Later he watched a man walking three tall and sloping hounds, dogs like sentries. The man lacked a face. His dogs walked with long, careful steps, unleashed.
It was hot when he woke. He wandered out of the hospital, onto the shoulder of a replaced road. It wasn’t far to the tracks.
After an hour of waiting, he got on a new train. He was done with meandering routes. He was headed west. The freight trains took old routes through old towns. Coal shifted beneath his body. He passed lone figures standing in the bone-white of midday’s textureless light, in the center of empty streets, watching the sky.
The sun was low and smoldering straight ahead, the first peaks higher than he’d thought. Orange slipped pink. The purple sky chilled as the train climbed. He slept. He dreamt of the blue he’d see at the end.
He woke at dawn at a new altitude, snow surviving in the dark spots of this landscape, snow on the north sides of boulders and trees. They were trees like he’d never seen. Forests that hadn’t had to regrow. Next stop he’d hop out and look for food.
At the diner he ordered eggs, toast, coffee. Finished it all, unballed the paper. So they were still running stories. They’d drained the reservoir and no body was found. Just the car left there above, still running, the driver’s open door, footsteps in the mud. The note in an envelope held in place by a stone on top of the dam. The car was green, a hatchback, a little old. A CD was still playing.

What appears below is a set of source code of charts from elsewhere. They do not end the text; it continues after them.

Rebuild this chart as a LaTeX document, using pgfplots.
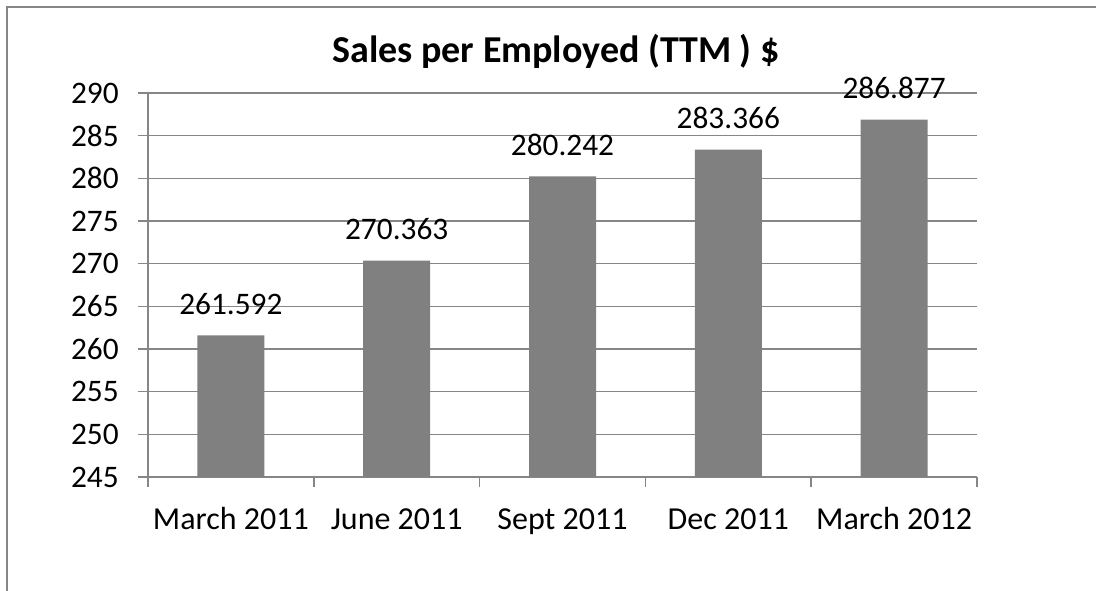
\documentclass[border=0pt]{standalone}
\usepackage{pgfplots}
\pgfplotsset{compat=1.18}
\usepackage{fontspec}
\setmainfont{Carlito}
\definecolor{linegray}{RGB}{134,134,134}
\definecolor{bargray}{RGB}{128,128,128}
\begin{document}
\begin{tikzpicture}
% 1 px of the reference = 0.75pt
\useasboundingbox (0,0) rectangle (822pt,442.5pt);
\begin{scope}
\clip (0,0) rectangle (822pt,442.5pt);
\draw[linegray, line width=1.5pt] (5.25pt,-5pt) -- (5.25pt,437.25pt) -- (830pt,437.25pt);
\end{scope}
\node[anchor=base, font=\fontsize{28.5}{32}\selectfont\bfseries] at (417pt,395.25pt) {Sales per Employed (TTM ) \$};
\begin{axis}[
  at={(111pt,84.75pt)}, anchor=south west,
  scale only axis, width=621.75pt, height=288pt,
  xmin=-0.5, xmax=4.5, ymin=245, ymax=290,
  ytick={245,250,...,290},
  xtick={0,1,2,3,4},
  xticklabels={March 2011,June 2011,Sept 2011,Dec 2011,March 2012},
  minor xtick={-0.5,0.5,1.5,2.5,3.5,4.5},
  major x tick style={draw=none},
  tick align=outside, major tick length=7.5pt, minor tick length=7.5pt,
  tick style={linegray, line width=1.1pt},
  axis lines*=left,
  axis line style={-, linegray, line width=1.1pt},
  ymajorgrids, grid style={linegray, line width=1.1pt},
  /pgf/number format/assume math mode=true,
  yticklabel style={font=\fontsize{23.5}{28}\selectfont, anchor=east, inner sep=0pt, xshift=-14.25pt},
  xticklabel style={font=\fontsize{24}{28}\selectfont, anchor=base, inner sep=0pt, yshift=-32pt},
  ybar, bar width=50.25pt,
  nodes near coords, point meta=explicit symbolic,
  every node near coord/.append style={anchor=base, inner sep=0pt, yshift=15.75pt, font=\fontsize{23.5}{28}\selectfont},
]
\addplot[fill=bargray, draw=none] coordinates {
  (0,261.592) [261.592]
  (1,270.363) [270.363]
  (2,280.242) [280.242]
  (3,283.366) [283.366]
  (4,286.877) [286.877]
};
\end{axis}
\end{tikzpicture}
\end{document}
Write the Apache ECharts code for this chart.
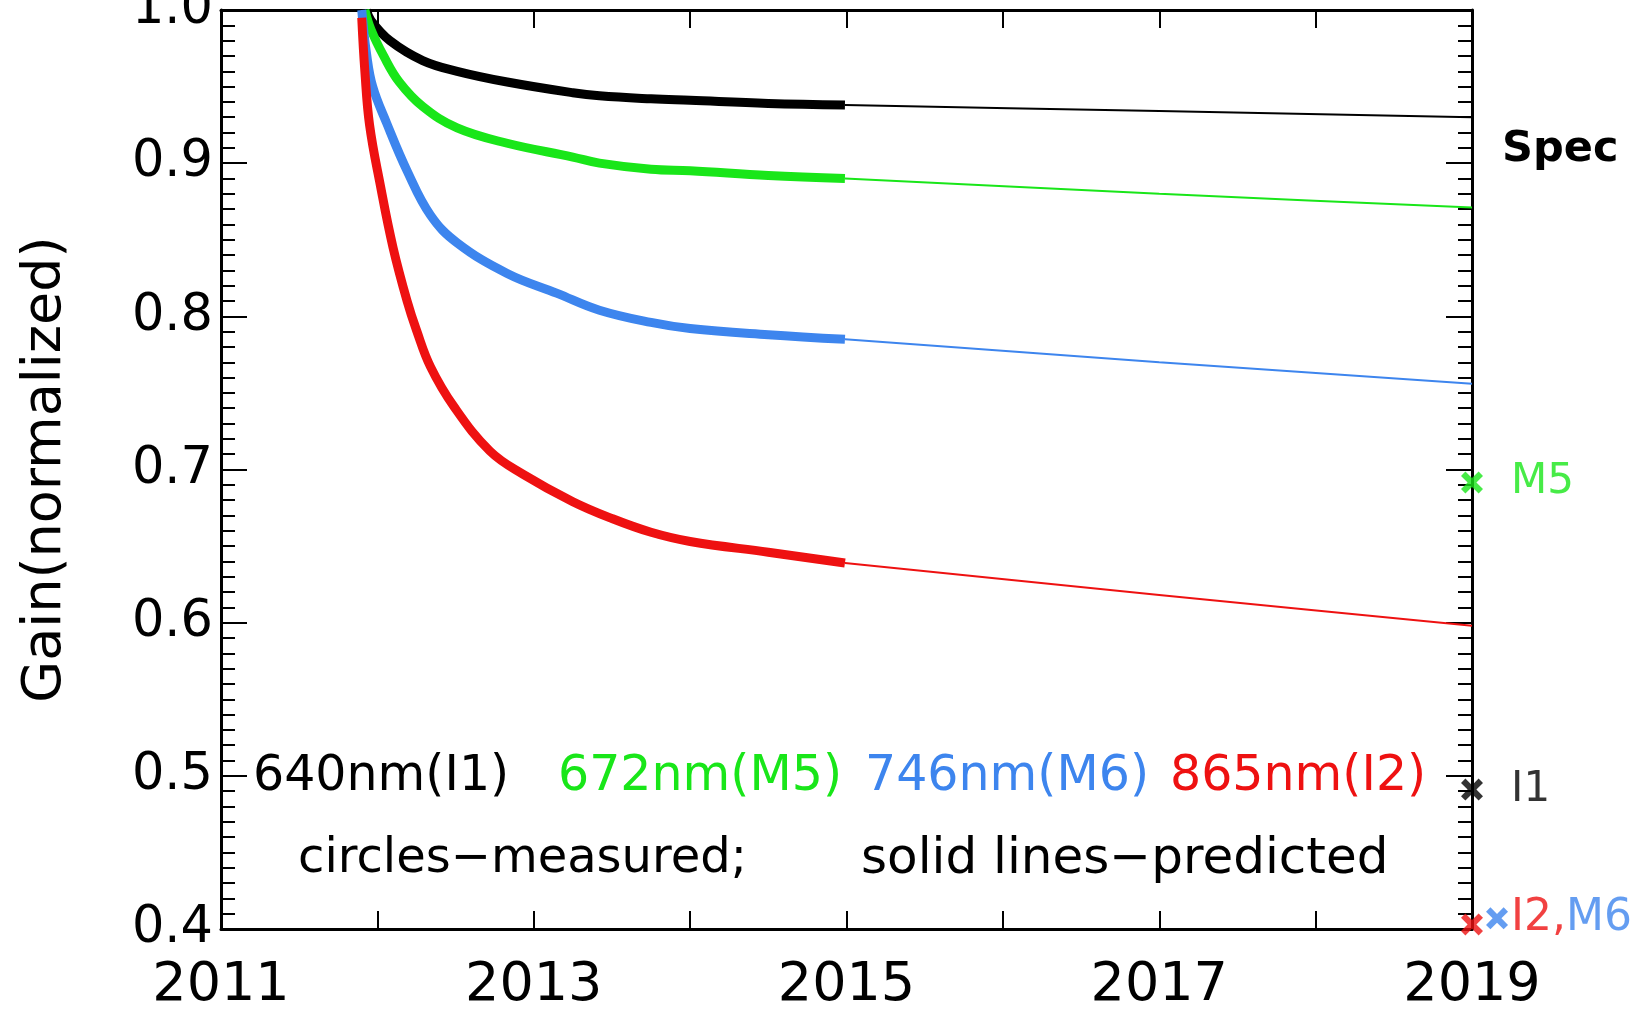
<!DOCTYPE html>
<head>
    <meta charset="utf-8">
    <title>Gain (normalized)</title>
    <script src="https://cdn.jsdelivr.net/npm/echarts@6/dist/echarts.min.js"></script>
    <style>
        html, body { margin: 0; padding: 0; background: #fff; }
    </style>
</head>
<body>
    <div id="main" style="width:1644px;height:1018px"></div>
    <script type="text/javascript">
        // measured gain (thick curves) per band
        var i1Years = [2011.93, 2011.96, 2012.08, 2012.29, 2012.51, 2012.83, 2013.25, 2013.42, 2013.75, 2014.00, 2014.50, 2014.99];
        var i1Gain  = [1.000, 0.993, 0.980, 0.967, 0.960, 0.953, 0.946, 0.944, 0.942, 0.941, 0.939, 0.938];

        var m5Years = [2011.92, 2011.96, 2012.04, 2012.14, 2012.29, 2012.51, 2012.83, 2013.25, 2013.42, 2013.75, 2014.00, 2014.50, 2014.99];
        var m5Gain  = [1.000, 0.987, 0.970, 0.953, 0.937, 0.923, 0.913, 0.904, 0.900, 0.896, 0.895, 0.892, 0.890];

        var m6Years = [2011.90, 2011.93, 2011.97, 2012.06, 2012.19, 2012.34, 2012.51, 2012.83, 2013.15, 2013.42, 2013.75, 2014.00, 2014.50, 2014.99];
        var m6Gain  = [1.000, 0.972, 0.950, 0.926, 0.895, 0.866, 0.848, 0.828, 0.815, 0.804, 0.796, 0.792, 0.788, 0.785];

        var i2Years = [2011.90, 2011.92, 2011.95, 2012.02, 2012.10, 2012.19, 2012.25, 2012.34, 2012.49, 2012.72, 2012.93, 2013.25, 2013.50, 2013.75, 2014.00, 2014.50, 2014.99];
        var i2Gain  = [0.995, 0.960, 0.925, 0.885, 0.845, 0.810, 0.791, 0.767, 0.741, 0.712, 0.697, 0.679, 0.668, 0.659, 0.653, 0.646, 0.639];

        // predicted gain (thin lines)
        var predYears = [2014.99, 2017, 2019];
        var i1Pred = [0.938, 0.934, 0.930];
        var m5Pred = [0.890, 0.880, 0.871];
        var m6Pred = [0.785, 0.770, 0.756];
        var i2Pred = [0.639, 0.618, 0.598];

        // spec markers at the right edge
        var specI1 = [2019, 0.491];
        var specM5 = [2019, 0.6915];
        var specI2 = [2019, 0.403];
        var specM6 = [2019.16, 0.407];

        var colBlack = '#000000', colGreen = '#19e619', colBlue = '#3d85ee', colRed = '#ee1111';
        var font = 'DejaVu Sans';
        var xMark = 'path://M0,2 L2,0 L5,3 L8,0 L10,2 L7,5 L10,8 L8,10 L5,7 L2,10 L0,8 L3,5 Z';

        function pairs(xs, ys) {
            var out = [];
            for (var i = 0; i < xs.length; i++) out.push([xs[i], ys[i]]);
            return out;
        }
        function measured(name, xs, ys, color) {
            return { name: name, type: 'line', data: pairs(xs, ys), showSymbol: false, symbol: 'none',
                     smooth: 0.4, lineStyle: { color: color, width: 9 }, z: 3 };
        }
        function predicted(name, ys, color) {
            return { name: name, type: 'line', data: pairs(predYears, ys), showSymbol: false, symbol: 'none',
                     smooth: 0.2, lineStyle: { color: color, width: 2 }, z: 2 };
        }
        function spec(pt, color, label) {
            return { type: 'scatter', data: [pt], symbol: xMark, symbolSize: 22, clip: false,
                     itemStyle: { color: color }, label: label, z: 5 };
        }

        var myChart = echarts.init(document.getElementById('main'));
        var tickStyle = { color: '#000', width: 2 };
        var option = {
            animation: false,
            backgroundColor: '#fff',
            grid: { left: 221, right: 172, top: 10, bottom: 89, containLabel: false, outerBoundsMode: 'none' },
            xAxis: [
                {
                    type: 'value', min: 2011, max: 2019, interval: 1, position: 'bottom',
                    axisLine: { onZero: false, lineStyle: { color: '#000', width: 3 } },
                    axisTick: { inside: true, length: 18, lineStyle: tickStyle },
                    axisLabel: { color: '#000', fontFamily: font, fontSize: 54, margin: 30,
                                 formatter: function (v) { return (v - 2011) % 2 === 0 ? String(v) : ''; } },
                    splitLine: { show: false }
                },
                {
                    type: 'value', min: 2011, max: 2019, interval: 1, position: 'top',
                    axisLine: { onZero: false, lineStyle: { color: '#000', width: 3 } },
                    axisTick: { inside: true, length: 18, lineStyle: tickStyle },
                    axisLabel: { show: false },
                    splitLine: { show: false }
                }
            ],
            yAxis: [
                {
                    type: 'value', min: 0.4, max: 1.0, interval: 0.1, position: 'left',
                    name: 'Gain(normalized)', nameLocation: 'middle', nameGap: 148,
                    nameTextStyle: { color: '#000', fontFamily: font, fontSize: 54 },
                    axisLine: { show: true, onZero: false, lineStyle: { color: '#000', width: 3 } },
                    axisTick: { show: true, inside: true, length: 26, lineStyle: tickStyle },
                    minorTick: { show: true, splitNumber: 10, length: 14, lineStyle: tickStyle },
                    axisLabel: { color: '#000', fontFamily: font, fontSize: 51, margin: 8,
                                 formatter: function (v) { return v.toFixed(1); } },
                    splitLine: { show: false }
                },
                {
                    type: 'value', min: 0.4, max: 1.0, interval: 0.1, position: 'right',
                    axisLine: { show: true, onZero: false, lineStyle: { color: '#000', width: 3 } },
                    axisTick: { show: true, inside: true, length: 26, lineStyle: tickStyle },
                    minorTick: { show: true, splitNumber: 10, length: 14, lineStyle: tickStyle },
                    axisLabel: { show: false },
                    splitLine: { show: false }
                }
            ],
            series: [
                predicted('I1 predicted', i1Pred, colBlack),
                predicted('M5 predicted', m5Pred, colGreen),
                predicted('M6 predicted', m6Pred, colBlue),
                predicted('I2 predicted', i2Pred, colRed),
                measured('640nm(I1)', i1Years, i1Gain, colBlack),
                measured('672nm(M5)', m5Years, m5Gain, colGreen),
                measured('746nm(M6)', m6Years, m6Gain, colBlue),
                measured('865nm(I2)', i2Years, i2Gain, colRed),
                spec(specM5, colGreen, { show: true, position: 'right', distance: 28, formatter: 'M5',
                                         color: colGreen, fontFamily: font, fontSize: 42 }),
                spec(specI1, colBlack, { show: true, position: 'right', distance: 28, formatter: 'I1',
                                         color: colBlack, fontFamily: font, fontSize: 42 }),
                spec(specI2, colRed, { show: false }),
                spec(specM6, colBlue, { show: true, position: 'right', distance: 3, formatter: '{r|I2,}{b|M6}',
                                        fontFamily: font, fontSize: 44,
                                        rich: { r: { color: colRed, fontFamily: font, fontSize: 44 },
                                                b: { color: colBlue, fontFamily: font, fontSize: 44 } } })
            ],
            graphic: [
                { type: 'text', x: 1502, y: 150, style: { text: 'Spec', fill: '#000', fontFamily: font, fontSize: 43, fontWeight: 'bold', verticalAlign: 'middle' } },
                { type: 'text', x: 253, y: 777, style: { text: '640nm(I1)', fill: colBlack, fontFamily: font, fontSize: 49, verticalAlign: 'middle' } },
                { type: 'text', x: 558, y: 777, style: { text: '672nm(M5)', fill: colGreen, fontFamily: font, fontSize: 49, verticalAlign: 'middle' } },
                { type: 'text', x: 865, y: 777, style: { text: '746nm(M6)', fill: colBlue, fontFamily: font, fontSize: 49, verticalAlign: 'middle' } },
                { type: 'text', x: 1170, y: 777, style: { text: '865nm(I2)', fill: colRed, fontFamily: font, fontSize: 49, verticalAlign: 'middle' } },
                { type: 'text', x: 298, y: 860, style: { text: 'circles\u2212measured;', fill: '#000', fontFamily: font, fontSize: 48, verticalAlign: 'middle' } },
                { type: 'text', x: 861, y: 860, style: { text: 'solid lines\u2212predicted', fill: '#000', fontFamily: font, fontSize: 50, verticalAlign: 'middle' } }
            ]
        };
        myChart.setOption(option);
    </script>
</body>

The next train hardly slowed. He crouched behind a stand of spruce, burst forth. He caught a grip with his left hand but couldn’t get his feet on something flat. He felt the strain of the bend as the tracks turned towards a rise. He knew enough to push off as he fell. Fucked his knee on the stumble down. He couldn’t stop before the ledge. He fell a dozen feet to a depression with a few inches of water streaming at its base. The tracks were up and behind him. Looking forward, the trees were frosted blue. Cold light, the sun already beneath the opposite range. Nothing human could be seen from where he lay. He ran a finger along the gash on his leg and around his head. He didn’t dare stand. His gray shirt absorbed the wet. He tried to focus on the water drawn up and all over his shirt. A dark mass claiming territory. Swirls of crimson in the brown water surrounded him. He pulled the arrowhead from his pocket but all he saw was a shard of black plastic.
A fighter jet split white between an impossible blue. Then another, and another. Gerald knew the academy was near here. He could name the planes he saw. F-16, F-35. An A-10, slow, bulbous, loping the air above him. He could still picture himself in the cockpit, watching the small world below. Cities disappeared in an instant. There was nothing but sky where he was headed.
It got hard to lift his head. He could feel the earth move as another train passed. A small rock tumbled down. Water splashed. He saw the ripples get smaller. Tried to find the last one, the flatness that replaced it. His reflection stretched and disfigured. The water got black. For a while he roamed that blackness. New little fishes circling. Pine needles. Dropped leaves, spilt oil curling. Finally he found a figure on its own, glimpsed from three hundred feet above, a face winking in the black, daring him to leap to meet it.